▸ **What you have to do**:
Print the lines of the listing below verbatim from its first line through the line bearing "minimum width=4.32cm, minimum". Any pictures are to be omitted.

━━ Dataset extract ━━

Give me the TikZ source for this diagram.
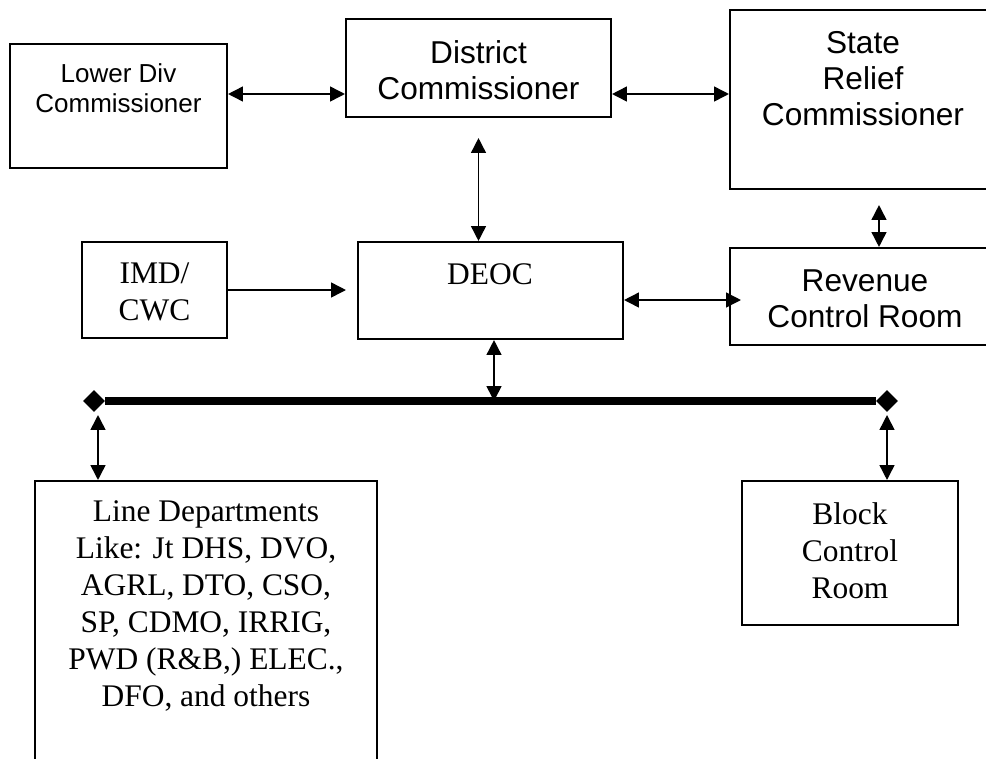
\documentclass[tikz,border=0pt]{standalone}
\usepackage{fontspec}
\setmainfont{Liberation Serif}
\newfontfamily\arialfont{Liberation Sans}
\usepackage{tikz}
\usetikzlibrary{arrows.meta}
\usetikzlibrary{positioning}
\usetikzlibrary{shapes.geometric}

\tikzset{
	box/.style={draw, rectangle, line width=1.2pt, inner sep=0pt},
	txt/.style={align=center, inner sep=0pt, font=\fontsize{17.9}{21}\selectfont},
	atxt/.style={align=center, inner sep=0pt, font=\arialfont\fontsize{18}{20.5}\selectfont},
	stxt/.style={align=center, inner sep=0pt, font=\arialfont\fontsize{14.8}{17}\selectfont},
	biarrow/.style={line width=0.9pt, {Triangle[length=8.5pt,width=8.5pt]}-{Triangle[length=8.5pt,width=8.5pt]}},
	onearrow/.style={line width=0.9pt, -{Triangle[length=8.5pt,width=8.5pt]}},
	busend/.style={diamond, fill, inner sep=0pt, minimum size=0.44cm}
}

\begin{document}
\begin{tikzpicture}[x=0.02cm,y=-0.02cm]
		\clip (0,0) rectangle (986,758);
		% boxes
		\node[box, minimum width=4.34cm, minimum height=2.48cm] (ldc) at (118.5,106) {};
		\node[box, minimum width=5.30cm, minimum height=1.96cm] (dc) at (478.5,68) {};
		\node[box, minimum width=5.32cm, minimum height=3.58cm] (src) at (863,99.5) {};
		\node[box, minimum width=2.90cm, minimum height=1.92cm] (imd) at (154.5,290) {};
		\node[box, minimum width=5.30cm, minimum height=1.94cm] (deoc) at (490.5,290.5) {};
		\node[box, minimum width=5.32cm, minimum height=1.94cm] (rev) at (863,296.5) {};
		\node[box, minimum width=6.84cm, minimum height=6.18cm] (ld) at (206,635.5) {};
		\node[box, minimum width=4.32cm, minimum height=2.88cm] (bcr) at (850,553) {};
		
		% texts
		\node[stxt] (ldct) at (118.5,88) {Lower Div\\Commissioner};
		\node[atxt] (dct) at (478.5,70) {District\\Commissioner};
		\node[atxt] (srct) at (863,79) {State\\Relief\\Commissioner};
		\node[atxt] (revt) at (865,299) {Revenue\\Control Room};
		\node[txt] (imdt) at (154.5,292) {IMD/\\CWC};
		\node[txt] (deoct) at (490,274) {DEOC};
		\node[txt] (ldt) at (206,606) {Line Departments\\Like: Jt DHS, DVO,\\AGRL, DTO, CSO,\\SP, CDMO, IRRIG,\\PWD (R\&B,) ELEC.,\\DFO, and others};
		\node[txt] (bcrt) at (850,551) {Block\\Control\\Room};
		
		% bus
		\node[busend] (busL) at (94,401) {};
		\node[busend] (busR) at (887,401) {};
		\draw[line width=4pt] (busL) -- (busR);
		
		% links
		\draw[biarrow] (ldc.east |- 0,94) -- (dc.west |- 0,94);
		\draw[biarrow] (dc.east |- 0,94) -- (src.west |- 0,94);
		\draw[biarrow] ([yshift=-0.4cm]dc.south) -- (dc.south |- deoc.north);
		\draw[biarrow] ([xshift=0.32cm,yshift=-0.3cm]src.south) -- ([xshift=0.32cm]rev.north);
		\draw[onearrow] (imd.east) -- ([xshift=-0.22cm]deoc.west |- imd.east);
		\draw[biarrow] (deoc.east |- 0,300) -- ([xshift=0.24cm]rev.west |- 0,300);
		\draw[biarrow] ([xshift=0.07cm]deoc.south) -- ([xshift=0.07cm]deoc.south |- busL.center);
		\draw[biarrow] ([xshift=0.08cm,yshift=-0.28cm]busL.center) -- ([xshift=0.08cm]busL.center |- ld.north);
		\draw[biarrow] ([yshift=-0.28cm]busR.center) -- (busR.center |- bcr.north);
\end{tikzpicture}
\end{document}
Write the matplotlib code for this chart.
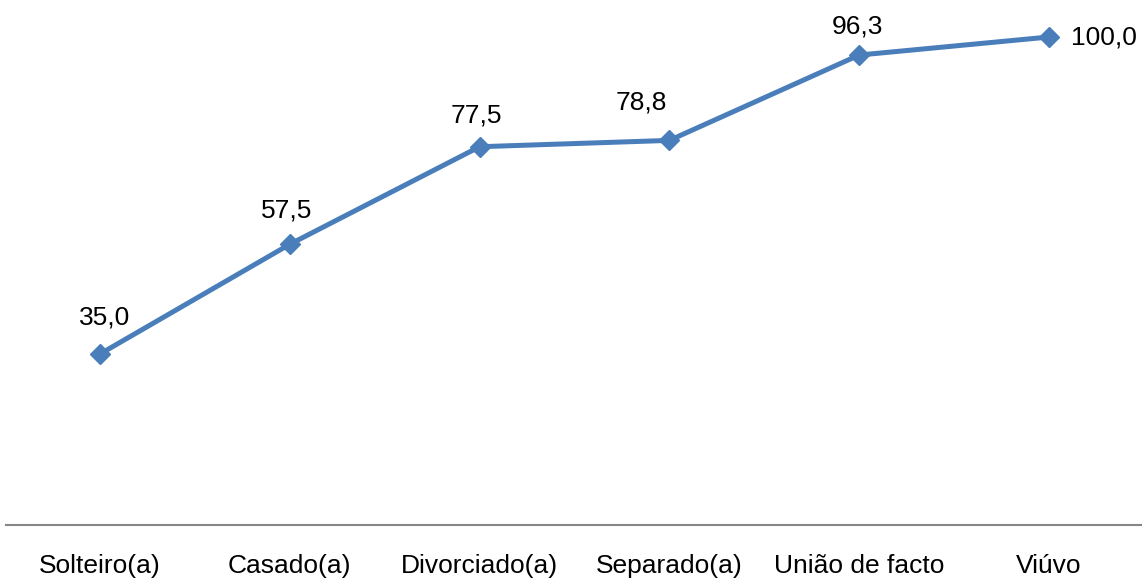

━━━

▸ **Task answer**:
Give me the TikZ source for this diagram.
\documentclass[tikz,border=0pt]{standalone}
\usepackage{fontspec}
\setmainfont{Liberation Serif}
\newfontfamily\arialfont{Liberation Sans}
\usepackage{tikz}
\usetikzlibrary{arrows.meta}
\usetikzlibrary{positioning}
\usetikzlibrary{shapes.geometric}

\tikzset{
	box/.style={draw, rectangle, line width=1.2pt, inner sep=0pt},
	txt/.style={align=center, inner sep=0pt, font=\fontsize{17.9}{21}\selectfont},
	atxt/.style={align=center, inner sep=0pt, font=\arialfont\fontsize{18}{20.5}\selectfont},
	stxt/.style={align=center, inner sep=0pt, font=\arialfont\fontsize{14.8}{17}\selectfont},
	biarrow/.style={line width=0.9pt, {Triangle[length=8.5pt,width=8.5pt]}-{Triangle[length=8.5pt,width=8.5pt]}},
	onearrow/.style={line width=0.9pt, -{Triangle[length=8.5pt,width=8.5pt]}},
	busend/.style={diamond, fill, inner sep=0pt, minimum size=0.44cm}
}

\begin{document}
\begin{tikzpicture}[x=0.02cm,y=-0.02cm]
		\clip (0,0) rectangle (986,758);
		% boxes
		\node[box, minimum width=4.34cm, minimum height=2.48cm] (ldc) at (118.5,106) {};
		\node[box, minimum width=5.30cm, minimum height=1.96cm] (dc) at (478.5,68) {};
		\node[box, minimum width=5.32cm, minimum height=3.58cm] (src) at (863,99.5) {};
		\node[box, minimum width=2.90cm, minimum height=1.92cm] (imd) at (154.5,290) {};
		\node[box, minimum width=5.30cm, minimum height=1.94cm] (deoc) at (490.5,290.5) {};
		\node[box, minimum width=5.32cm, minimum height=1.94cm] (rev) at (863,296.5) {};
		\node[box, minimum width=6.84cm, minimum height=6.18cm] (ld) at (206,635.5) {};
		\node[box, minimum width=4.32cm, minimum height=2.88cm] (bcr) at (850,553) {};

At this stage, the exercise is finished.